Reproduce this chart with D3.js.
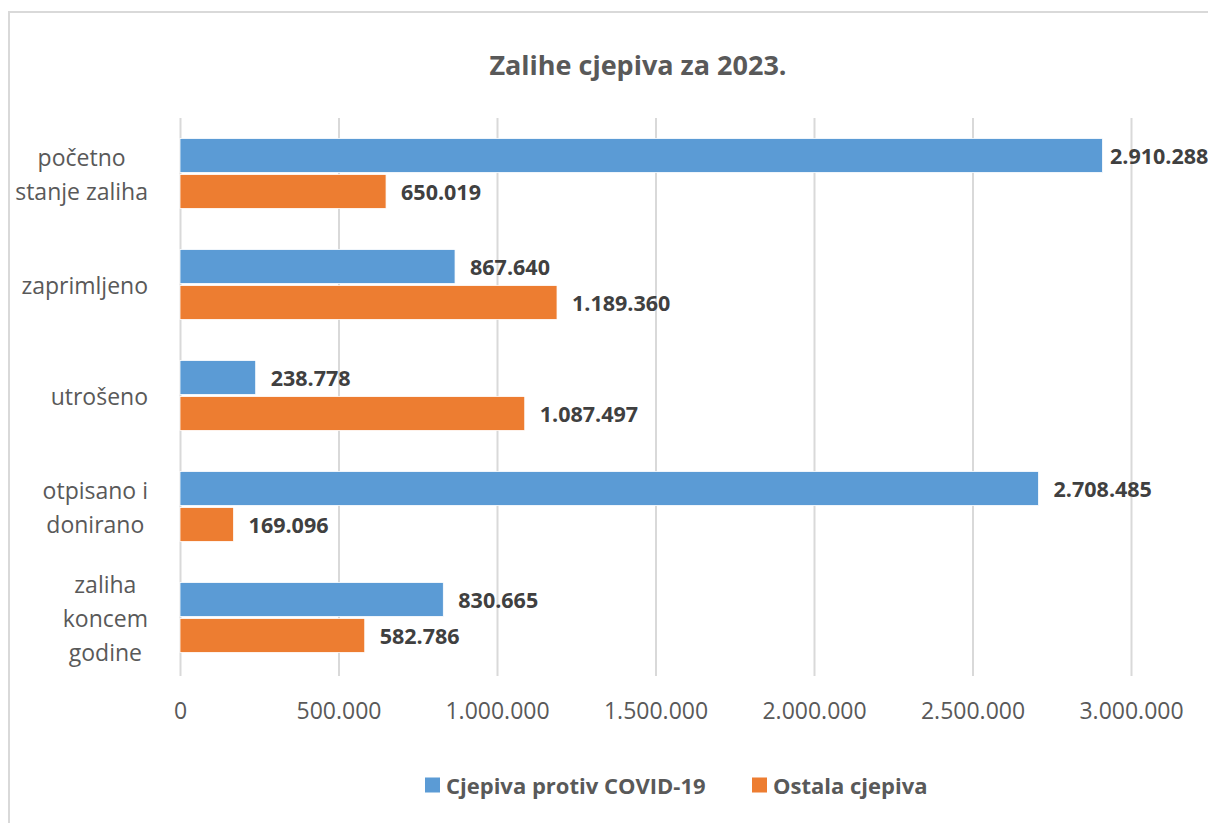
<!DOCTYPE html>
<html>
<head>
<meta charset="utf-8">
<script src="https://cdn.jsdelivr.net/npm/d3@7"></script>
<style>
  html, body { margin: 0; padding: 0; background: #ffffff; }
  svg { display: block; }
</style>
</head>
<body>
<svg id="chart" width="1208" height="823"></svg>
<script>
// ---- Data ----
const title = "Zalihe cjepiva za 2023.";
const categories = [
  ["početno", "stanje zaliha"],
  ["zaprimljeno"],
  ["utrošeno"],
  ["otpisano i", "donirano"],
  ["zaliha", "koncem", "godine"]
];
const seriesNames = ["Cjepiva protiv COVID-19", "Ostala cjepiva"];
const covidValues = [2910288, 867640, 238778, 2708485, 830665];
const otherValues = [650019, 1189360, 1087497, 169096, 582786];
const tickValues = [0, 500000, 1000000, 1500000, 2000000, 2500000, 3000000];
const colors = ["#5b9bd5", "#ed7d31"];

// ---- Setup ----
const svg = d3.select("#chart");
const W = 1208, H = 823;
const FONT = "'Open Sans', 'Noto Sans', sans-serif";
const locale = d3.formatLocale({decimal: ",", thousands: ".", grouping: [3], currency: ["", ""]});
const fmt = locale.format(",d");

svg.append("rect").attr("width", W).attr("height", H).attr("fill", "#fff");
// chart frame
svg.append("rect")
  .attr("x", 9).attr("y", 12).attr("width", W + 20).attr("height", H + 20)
  .attr("fill", "none").attr("stroke", "#d9d9d9").attr("stroke-width", 2);

const plot = {left: 180, right: 1131, top: 118, bottom: 673};

const x = d3.scaleLinear().domain([0, 3000000]).range([plot.left, plot.right]);
const idx = categories.map((d, i) => i);
const y = d3.scaleBand().domain(idx).range([plot.top, plot.bottom])
  .paddingInner(41 / 111).paddingOuter(41 / 222);
const ySub = d3.scaleBand().domain([0, 1]).range([0, y.bandwidth()]).paddingInner(2 / 36);

// title
svg.append("text")
  .attr("x", 638).attr("y", 64)
  .attr("text-anchor", "middle").attr("dominant-baseline", "central")
  .attr("font-family", FONT).attr("font-weight", "bold").attr("font-size", 27)
  .attr("fill", "#595959")
  .text(title);

// gridlines + tick labels via axis
const xAxis = d3.axisBottom(x).tickValues(tickValues).tickFormat(fmt)
  .tickSize(-(plot.bottom + 3 - plot.top)).tickPadding(0);
const gx = svg.append("g").attr("transform", `translate(0,${plot.bottom + 3})`).call(xAxis);
gx.select(".domain").remove();
gx.selectAll(".tick line").attr("stroke", "#d9d9d9").attr("stroke-width", 2);
gx.selectAll(".tick text")
  .attr("y", 35).attr("dy", "0.35em")
  .attr("font-family", FONT).attr("font-size", 23).attr("fill", "#595959");

// bars
const series = [covidValues, otherValues];
series.forEach((vals, s) => {
  const g = svg.append("g");
  g.selectAll("rect").data(vals).join("rect")
    .attr("x", x(0))
    .attr("y", (d, i) => y(i) + ySub(s))
    .attr("width", d => x(d) - x(0))
    .attr("height", ySub.bandwidth())
    .attr("fill", colors[s])
    .attr("stroke", "#ffffff").attr("stroke-width", 0.8);
  g.selectAll("text").data(vals).join("text")
    .attr("x", d => Math.min(x(d) + 15, 1110))
    .attr("y", (d, i) => y(i) + ySub(s) + ySub.bandwidth() / 2)
    .attr("dominant-baseline", "central")
    .attr("font-family", FONT).attr("font-weight", "bold").attr("font-size", 21.5)
    .attr("fill", "#404040")
    .text(d => fmt(d));
});

// category labels (wrapped lines, block right-aligned near axis, lines centered)
const lineH = 34;
const labelRight = 148;
categories.forEach((lines, i) => {
  const cy = y(i) + y.bandwidth() / 2;
  const g = svg.append("g");
  const texts = lines.map((ln, k) => g.append("text")
    .attr("y", cy + (k - (lines.length - 1) / 2) * lineH)
    .attr("dominant-baseline", "central")
    .attr("text-anchor", "middle")
    .attr("font-family", FONT).attr("font-size", 23).attr("fill", "#595959")
    .text(ln));
  const maxW = d3.max(texts, t => t.node().getComputedTextLength());
  texts.forEach(t => t.attr("x", labelRight - maxW / 2));
});

// legend
const legendY = 785;
const legendItems = [{x: 425, name: seriesNames[0], c: colors[0]}, {x: 752, name: seriesNames[1], c: colors[1]}];
legendItems.forEach(it => {
  svg.append("rect").attr("x", it.x).attr("y", legendY - 7.5).attr("width", 15).attr("height", 15).attr("fill", it.c);
  svg.append("text")
    .attr("x", it.x + 21).attr("y", legendY)
    .attr("dominant-baseline", "central")
    .attr("font-family", FONT).attr("font-weight", "bold").attr("font-size", 22)
    .attr("fill", "#595959")
    .text(it.name);
});
</script>
</body>
</html>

....................

> [The exercise] Reproduce the whole listing word for word, setting aside any pictures.

> [Answer to this problem]
Reproduce this chart with D3.js.
<!DOCTYPE html>
<html>
<head>
<meta charset="utf-8">
<script src="https://cdn.jsdelivr.net/npm/d3@7"></script>
<style>
  html, body { margin: 0; padding: 0; background: #ffffff; }
  svg { display: block; }
</style>
</head>
<body>
<svg id="chart" width="1208" height="823"></svg>
<script>
// ---- Data ----
const title = "Zalihe cjepiva za 2023.";
const categories = [
  ["početno", "stanje zaliha"],
  ["zaprimljeno"],
  ["utrošeno"],
  ["otpisano i", "donirano"],
  ["zaliha", "koncem", "godine"]
];
const seriesNames = ["Cjepiva protiv COVID-19", "Ostala cjepiva"];
const covidValues = [2910288, 867640, 238778, 2708485, 830665];
const otherValues = [650019, 1189360, 1087497, 169096, 582786];
const tickValues = [0, 500000, 1000000, 1500000, 2000000, 2500000, 3000000];
const colors = ["#5b9bd5", "#ed7d31"];

// ---- Setup ----
const svg = d3.select("#chart");
const W = 1208, H = 823;
const FONT = "'Open Sans', 'Noto Sans', sans-serif";
const locale = d3.formatLocale({decimal: ",", thousands: ".", grouping: [3], currency: ["", ""]});
const fmt = locale.format(",d");

svg.append("rect").attr("width", W).attr("height", H).attr("fill", "#fff");
// chart frame
svg.append("rect")
  .attr("x", 9).attr("y", 12).attr("width", W + 20).attr("height", H + 20)
  .attr("fill", "none").attr("stroke", "#d9d9d9").attr("stroke-width", 2);

const plot = {left: 180, right: 1131, top: 118, bottom: 673};

const x = d3.scaleLinear().domain([0, 3000000]).range([plot.left, plot.right]);
const idx = categories.map((d, i) => i);
const y = d3.scaleBand().domain(idx).range([plot.top, plot.bottom])
  .paddingInner(41 / 111).paddingOuter(41 / 222);
const ySub = d3.scaleBand().domain([0, 1]).range([0, y.bandwidth()]).paddingInner(2 / 36);

// title
svg.append("text")
  .attr("x", 638).attr("y", 64)
  .attr("text-anchor", "middle").attr("dominant-baseline", "central")
  .attr("font-family", FONT).attr("font-weight", "bold").attr("font-size", 27)
  .attr("fill", "#595959")
  .text(title);

// gridlines + tick labels via axis
const xAxis = d3.axisBottom(x).tickValues(tickValues).tickFormat(fmt)
  .tickSize(-(plot.bottom + 3 - plot.top)).tickPadding(0);
const gx = svg.append("g").attr("transform", `translate(0,${plot.bottom + 3})`).call(xAxis);
gx.select(".domain").remove();
gx.selectAll(".tick line").attr("stroke", "#d9d9d9").attr("stroke-width", 2);
gx.selectAll(".tick text")
  .attr("y", 35).attr("dy", "0.35em")
  .attr("font-family", FONT).attr("font-size", 23).attr("fill", "#595959");

// bars
const series = [covidValues, otherValues];
series.forEach((vals, s) => {
  const g = svg.append("g");
  g.selectAll("rect").data(vals).join("rect")
    .attr("x", x(0))
    .attr("y", (d, i) => y(i) + ySub(s))
    .attr("width", d => x(d) - x(0))
    .attr("height", ySub.bandwidth())
    .attr("fill", colors[s])
    .attr("stroke", "#ffffff").attr("stroke-width", 0.8);
  g.selectAll("text").data(vals).join("text")
    .attr("x", d => Math.min(x(d) + 15, 1110))
    .attr("y", (d, i) => y(i) + ySub(s) + ySub.bandwidth() / 2)
    .attr("dominant-baseline", "central")
    .attr("font-family", FONT).attr("font-weight", "bold").attr("font-size", 21.5)
    .attr("fill", "#404040")
    .text(d => fmt(d));
});

// category labels (wrapped lines, block right-aligned near axis, lines centered)
const lineH = 34;
const labelRight = 148;
categories.forEach((lines, i) => {
  const cy = y(i) + y.bandwidth() / 2;
  const g = svg.append("g");
  const texts = lines.map((ln, k) => g.append("text")
    .attr("y", cy + (k - (lines.length - 1) / 2) * lineH)
    .attr("dominant-baseline", "central")
    .attr("text-anchor", "middle")
    .attr("font-family", FONT).attr("font-size", 23).attr("fill", "#595959")
    .text(ln));
  const maxW = d3.max(texts, t => t.node().getComputedTextLength());
  texts.forEach(t => t.attr("x", labelRight - maxW / 2));
});

// legend
const legendY = 785;
const legendItems = [{x: 425, name: seriesNames[0], c: colors[0]}, {x: 752, name: seriesNames[1], c: colors[1]}];
legendItems.forEach(it => {
  svg.append("rect").attr("x", it.x).attr("y", legendY - 7.5).attr("width", 15).attr("height", 15).attr("fill", it.c);
  svg.append("text")
    .attr("x", it.x + 21).attr("y", legendY)
    .attr("dominant-baseline", "central")
    .attr("font-family", FONT).attr("font-weight", "bold").attr("font-size", 22)
    .attr("fill", "#595959")
    .text(it.name);
});
</script>
</body>
</html>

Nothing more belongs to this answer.